EXTRACTION OF ELASTIC, VISCOUS AND INERTIAL COMPONENTS FROM THE TOTAL REACTION OF AN ADDITIONAL SUPPORT ATTACHED TO A RECTANGULAR PLATE

Abstract

The paper deals with a mechanical system consisting of a hinged rectangular plate and an additional viscoelastic support with considering its mass-inertia. The impact of the characteristics of additional support on the plate strained state is studied by an original approach of extracting elastic, viscous and inertial components from the total reaction. The plate is assumed to be medium thickness, elastic and isotropic. The Timoshenko hypothesis is used for deformation equations. The external non-stationary force initiates plate vibrations. The impact of the additional support is replaced by the action of three unknown independent non-stationary concentrated forces. The basic formulas for deriving system of three Volterra integral equations are proposed.

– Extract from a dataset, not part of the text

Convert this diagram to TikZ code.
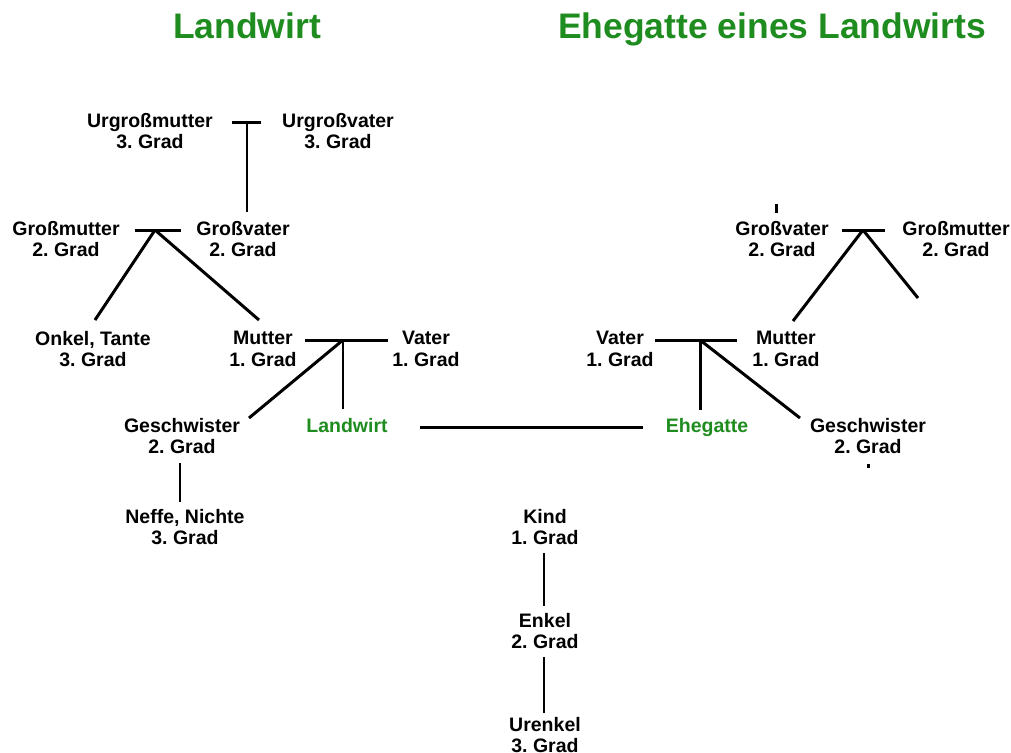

The system is then solved by numerical and analytical method. By discretizing in time the system of Volterra integral equations is reduced to a system of matrix equations. The system of matrix equations is solved with using generalized Kramer’s algorithm for block matrices and Tikhonov’s regularization method. Note that the approach proposed is applicable for other objects with additional supports, such as beams, plates and shells having various boundary contour and boundary supporting. The results of computing elastic, viscous and inertial components of total reactions on the plate are given. The approach proposed is verified by matching the results of computations by two different methods, namely numerical and analytical for one total reaction and numerical for the total reaction obtained by adding elastic, viscous and inertial components.